(Task description):
All of the listing below must be repeated word for word. Pictures are the only thing to omit.

══════

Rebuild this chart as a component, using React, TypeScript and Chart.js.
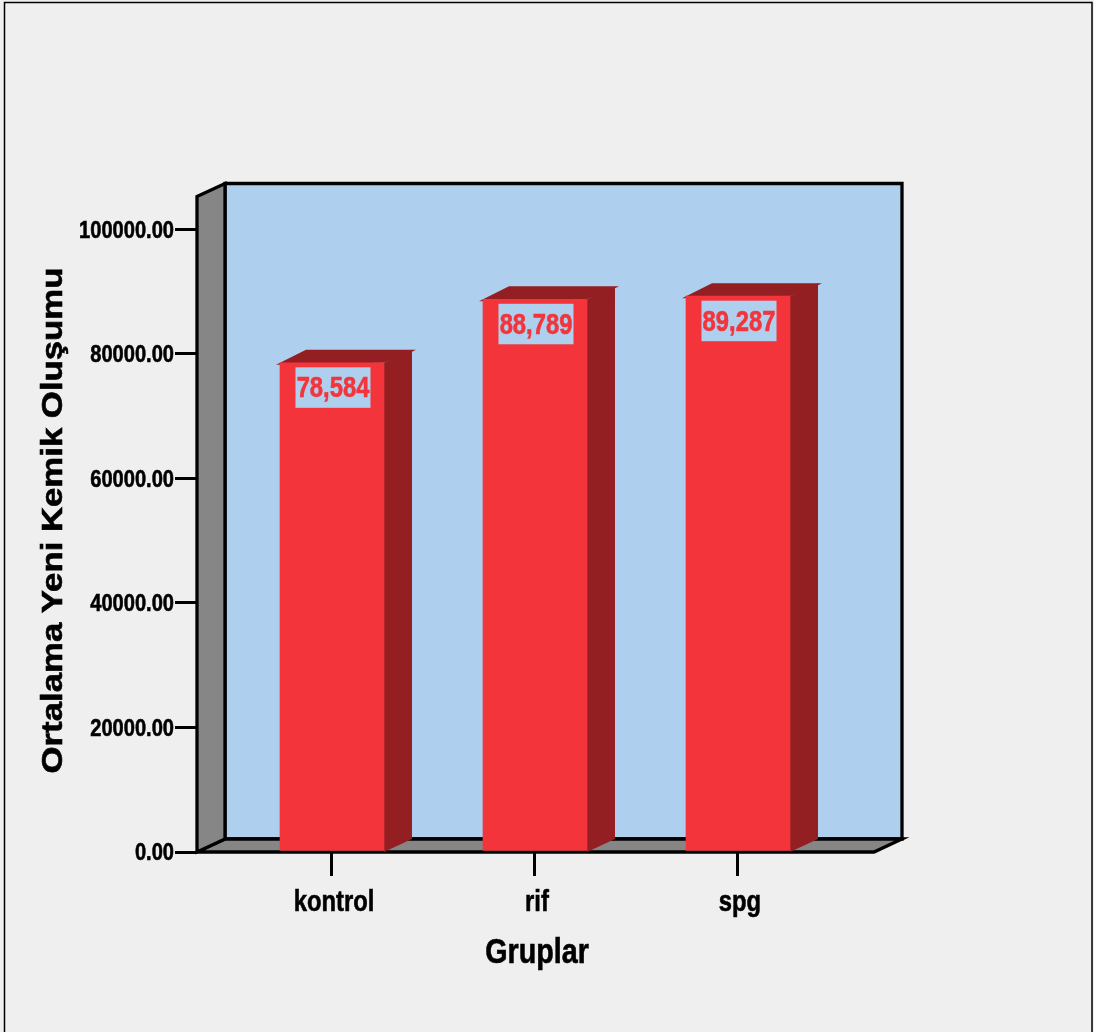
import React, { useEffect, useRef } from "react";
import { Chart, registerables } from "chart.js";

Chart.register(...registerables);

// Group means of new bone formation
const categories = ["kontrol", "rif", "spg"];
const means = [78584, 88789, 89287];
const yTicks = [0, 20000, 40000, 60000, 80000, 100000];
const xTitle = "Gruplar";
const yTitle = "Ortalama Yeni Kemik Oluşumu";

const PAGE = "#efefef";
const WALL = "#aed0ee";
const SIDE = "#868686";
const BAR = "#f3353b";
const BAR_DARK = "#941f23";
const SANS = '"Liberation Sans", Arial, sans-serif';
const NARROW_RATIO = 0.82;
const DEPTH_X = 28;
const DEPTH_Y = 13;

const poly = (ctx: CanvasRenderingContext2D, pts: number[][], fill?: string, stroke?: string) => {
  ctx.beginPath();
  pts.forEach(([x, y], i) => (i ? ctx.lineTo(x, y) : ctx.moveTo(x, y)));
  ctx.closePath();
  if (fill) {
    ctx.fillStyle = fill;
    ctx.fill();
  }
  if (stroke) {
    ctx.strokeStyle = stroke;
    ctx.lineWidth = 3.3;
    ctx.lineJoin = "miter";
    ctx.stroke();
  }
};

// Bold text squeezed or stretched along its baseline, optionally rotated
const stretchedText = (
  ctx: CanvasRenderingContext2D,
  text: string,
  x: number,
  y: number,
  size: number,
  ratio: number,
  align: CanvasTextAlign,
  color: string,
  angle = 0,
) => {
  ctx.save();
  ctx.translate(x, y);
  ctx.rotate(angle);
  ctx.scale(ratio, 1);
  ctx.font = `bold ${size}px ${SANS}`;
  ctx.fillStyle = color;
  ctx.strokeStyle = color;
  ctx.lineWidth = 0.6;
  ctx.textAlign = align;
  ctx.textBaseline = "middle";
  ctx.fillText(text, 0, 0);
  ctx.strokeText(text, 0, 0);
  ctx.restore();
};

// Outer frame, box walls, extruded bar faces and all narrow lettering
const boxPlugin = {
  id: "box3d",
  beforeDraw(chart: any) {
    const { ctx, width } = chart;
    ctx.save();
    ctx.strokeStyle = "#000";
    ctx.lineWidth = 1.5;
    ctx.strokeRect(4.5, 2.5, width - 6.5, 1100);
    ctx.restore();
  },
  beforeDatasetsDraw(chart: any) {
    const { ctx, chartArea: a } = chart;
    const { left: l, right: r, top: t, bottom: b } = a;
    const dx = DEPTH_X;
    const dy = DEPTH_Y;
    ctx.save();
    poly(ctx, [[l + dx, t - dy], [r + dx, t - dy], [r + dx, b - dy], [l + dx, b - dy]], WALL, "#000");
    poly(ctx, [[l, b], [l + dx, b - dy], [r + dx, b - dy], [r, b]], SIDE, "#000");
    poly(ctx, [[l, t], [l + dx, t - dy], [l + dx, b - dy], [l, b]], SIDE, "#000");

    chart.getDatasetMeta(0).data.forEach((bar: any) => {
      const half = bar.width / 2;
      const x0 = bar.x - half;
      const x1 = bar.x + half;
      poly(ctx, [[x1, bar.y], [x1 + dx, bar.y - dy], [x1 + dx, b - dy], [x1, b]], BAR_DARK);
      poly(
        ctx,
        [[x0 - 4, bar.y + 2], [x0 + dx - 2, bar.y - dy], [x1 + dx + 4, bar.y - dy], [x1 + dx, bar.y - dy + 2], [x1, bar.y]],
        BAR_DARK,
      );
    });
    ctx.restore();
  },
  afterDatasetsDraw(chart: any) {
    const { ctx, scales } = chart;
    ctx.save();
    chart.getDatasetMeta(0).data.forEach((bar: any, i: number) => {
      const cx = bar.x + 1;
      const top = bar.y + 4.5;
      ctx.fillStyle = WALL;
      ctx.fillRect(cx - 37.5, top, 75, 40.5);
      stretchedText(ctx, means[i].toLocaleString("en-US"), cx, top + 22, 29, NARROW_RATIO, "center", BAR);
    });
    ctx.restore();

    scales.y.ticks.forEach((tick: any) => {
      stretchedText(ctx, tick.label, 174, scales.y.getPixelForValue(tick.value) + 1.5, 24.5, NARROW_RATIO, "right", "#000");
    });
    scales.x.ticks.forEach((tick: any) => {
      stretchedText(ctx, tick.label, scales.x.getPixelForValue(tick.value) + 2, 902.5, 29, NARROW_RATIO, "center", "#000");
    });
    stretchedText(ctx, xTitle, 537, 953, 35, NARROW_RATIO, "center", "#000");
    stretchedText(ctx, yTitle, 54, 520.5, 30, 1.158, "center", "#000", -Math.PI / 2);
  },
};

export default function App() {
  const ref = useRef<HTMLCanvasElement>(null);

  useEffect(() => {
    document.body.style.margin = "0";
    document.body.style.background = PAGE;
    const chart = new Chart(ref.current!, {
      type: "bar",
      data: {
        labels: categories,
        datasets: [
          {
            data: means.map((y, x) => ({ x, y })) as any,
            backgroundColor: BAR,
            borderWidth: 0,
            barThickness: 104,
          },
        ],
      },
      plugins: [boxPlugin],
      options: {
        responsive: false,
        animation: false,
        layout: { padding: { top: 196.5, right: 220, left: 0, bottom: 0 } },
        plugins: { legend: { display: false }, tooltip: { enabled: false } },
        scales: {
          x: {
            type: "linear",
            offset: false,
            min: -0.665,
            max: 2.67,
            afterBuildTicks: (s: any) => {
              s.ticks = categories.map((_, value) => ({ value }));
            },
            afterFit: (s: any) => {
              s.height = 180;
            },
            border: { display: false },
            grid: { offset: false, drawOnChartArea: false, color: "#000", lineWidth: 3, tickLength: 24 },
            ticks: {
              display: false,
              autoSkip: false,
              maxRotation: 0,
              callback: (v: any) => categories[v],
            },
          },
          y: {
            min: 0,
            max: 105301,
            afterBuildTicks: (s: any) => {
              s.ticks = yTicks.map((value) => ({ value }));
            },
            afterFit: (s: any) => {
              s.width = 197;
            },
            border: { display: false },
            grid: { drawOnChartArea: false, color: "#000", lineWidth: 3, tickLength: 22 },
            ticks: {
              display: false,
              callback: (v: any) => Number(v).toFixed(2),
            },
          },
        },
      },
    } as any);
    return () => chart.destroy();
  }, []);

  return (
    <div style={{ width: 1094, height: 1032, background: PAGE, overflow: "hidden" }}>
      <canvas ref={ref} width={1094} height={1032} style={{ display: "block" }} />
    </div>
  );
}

══════

(Written solution):
Rebuild this chart as a component, using React, TypeScript and Chart.js.
import React, { useEffect, useRef } from "react";
import { Chart, registerables } from "chart.js";

Chart.register(...registerables);

// Group means of new bone formation
const categories = ["kontrol", "rif", "spg"];
const means = [78584, 88789, 89287];
const yTicks = [0, 20000, 40000, 60000, 80000, 100000];
const xTitle = "Gruplar";
const yTitle = "Ortalama Yeni Kemik Oluşumu";

const PAGE = "#efefef";
const WALL = "#aed0ee";
const SIDE = "#868686";
const BAR = "#f3353b";
const BAR_DARK = "#941f23";
const SANS = '"Liberation Sans", Arial, sans-serif';
const NARROW_RATIO = 0.82;
const DEPTH_X = 28;
const DEPTH_Y = 13;

const poly = (ctx: CanvasRenderingContext2D, pts: number[][], fill?: string, stroke?: string) => {
  ctx.beginPath();
  pts.forEach(([x, y], i) => (i ? ctx.lineTo(x, y) : ctx.moveTo(x, y)));
  ctx.closePath();
  if (fill) {
    ctx.fillStyle = fill;
    ctx.fill();
  }
  if (stroke) {
    ctx.strokeStyle = stroke;
    ctx.lineWidth = 3.3;
    ctx.lineJoin = "miter";
    ctx.stroke();
  }
};

// Bold text squeezed or stretched along its baseline, optionally rotated
const stretchedText = (
  ctx: CanvasRenderingContext2D,
  text: string,
  x: number,
  y: number,
  size: number,
  ratio: number,
  align: CanvasTextAlign,
  color: string,
  angle = 0,
) => {
  ctx.save();
  ctx.translate(x, y);
  ctx.rotate(angle);
  ctx.scale(ratio, 1);
  ctx.font = `bold ${size}px ${SANS}`;
  ctx.fillStyle = color;
  ctx.strokeStyle = color;
  ctx.lineWidth = 0.6;
  ctx.textAlign = align;
  ctx.textBaseline = "middle";
  ctx.fillText(text, 0, 0);
  ctx.strokeText(text, 0, 0);
  ctx.restore();
};

// Outer frame, box walls, extruded bar faces and all narrow lettering
const boxPlugin = {
  id: "box3d",
  beforeDraw(chart: any) {
    const { ctx, width } = chart;
    ctx.save();
    ctx.strokeStyle = "#000";
    ctx.lineWidth = 1.5;
    ctx.strokeRect(4.5, 2.5, width - 6.5, 1100);
    ctx.restore();
  },
  beforeDatasetsDraw(chart: any) {
    const { ctx, chartArea: a } = chart;
    const { left: l, right: r, top: t, bottom: b } = a;
    const dx = DEPTH_X;
    const dy = DEPTH_Y;
    ctx.save();
    poly(ctx, [[l + dx, t - dy], [r + dx, t - dy], [r + dx, b - dy], [l + dx, b - dy]], WALL, "#000");
    poly(ctx, [[l, b], [l + dx, b - dy], [r + dx, b - dy], [r, b]], SIDE, "#000");
    poly(ctx, [[l, t], [l + dx, t - dy], [l + dx, b - dy], [l, b]], SIDE, "#000");

    chart.getDatasetMeta(0).data.forEach((bar: any) => {
      const half = bar.width / 2;
      const x0 = bar.x - half;
      const x1 = bar.x + half;
      poly(ctx, [[x1, bar.y], [x1 + dx, bar.y - dy], [x1 + dx, b - dy], [x1, b]], BAR_DARK);
      poly(
        ctx,
        [[x0 - 4, bar.y + 2], [x0 + dx - 2, bar.y - dy], [x1 + dx + 4, bar.y - dy], [x1 + dx, bar.y - dy + 2], [x1, bar.y]],
        BAR_DARK,
      );
    });
    ctx.restore();
  },
  afterDatasetsDraw(chart: any) {
    const { ctx, scales } = chart;
    ctx.save();
    chart.getDatasetMeta(0).data.forEach((bar: any, i: number) => {
      const cx = bar.x + 1;
      const top = bar.y + 4.5;
      ctx.fillStyle = WALL;
      ctx.fillRect(cx - 37.5, top, 75, 40.5);
      stretchedText(ctx, means[i].toLocaleString("en-US"), cx, top + 22, 29, NARROW_RATIO, "center", BAR);
    });
    ctx.restore();

    scales.y.ticks.forEach((tick: any) => {
      stretchedText(ctx, tick.label, 174, scales.y.getPixelForValue(tick.value) + 1.5, 24.5, NARROW_RATIO, "right", "#000");
    });
    scales.x.ticks.forEach((tick: any) => {
      stretchedText(ctx, tick.label, scales.x.getPixelForValue(tick.value) + 2, 902.5, 29, NARROW_RATIO, "center", "#000");
    });
    stretchedText(ctx, xTitle, 537, 953, 35, NARROW_RATIO, "center", "#000");
    stretchedText(ctx, yTitle, 54, 520.5, 30, 1.158, "center", "#000", -Math.PI / 2);
  },
};

export default function App() {
  const ref = useRef<HTMLCanvasElement>(null);

  useEffect(() => {
    document.body.style.margin = "0";
    document.body.style.background = PAGE;
    const chart = new Chart(ref.current!, {
      type: "bar",
      data: {
        labels: categories,
        datasets: [
          {
            data: means.map((y, x) => ({ x, y })) as any,
            backgroundColor: BAR,
            borderWidth: 0,
            barThickness: 104,
          },
        ],
      },
      plugins: [boxPlugin],
      options: {
        responsive: false,
        animation: false,
        layout: { padding: { top: 196.5, right: 220, left: 0, bottom: 0 } },
        plugins: { legend: { display: false }, tooltip: { enabled: false } },
        scales: {
          x: {
            type: "linear",
            offset: false,
            min: -0.665,
            max: 2.67,
            afterBuildTicks: (s: any) => {
              s.ticks = categories.map((_, value) => ({ value }));
            },
            afterFit: (s: any) => {
              s.height = 180;
            },
            border: { display: false },
            grid: { offset: false, drawOnChartArea: false, color: "#000", lineWidth: 3, tickLength: 24 },
            ticks: {
              display: false,
              autoSkip: false,
              maxRotation: 0,
              callback: (v: any) => categories[v],
            },
          },
          y: {
            min: 0,
            max: 105301,
            afterBuildTicks: (s: any) => {
              s.ticks = yTicks.map((value) => ({ value }));
            },
            afterFit: (s: any) => {
              s.width = 197;
            },
            border: { display: false },
            grid: { drawOnChartArea: false, color: "#000", lineWidth: 3, tickLength: 22 },
            ticks: {
              display: false,
              callback: (v: any) => Number(v).toFixed(2),
            },
          },
        },
      },
    } as any);
    return () => chart.destroy();
  }, []);

  return (
    <div style={{ width: 1094, height: 1032, background: PAGE, overflow: "hidden" }}>
      <canvas ref={ref} width={1094} height={1032} style={{ display: "block" }} />
    </div>
  );
}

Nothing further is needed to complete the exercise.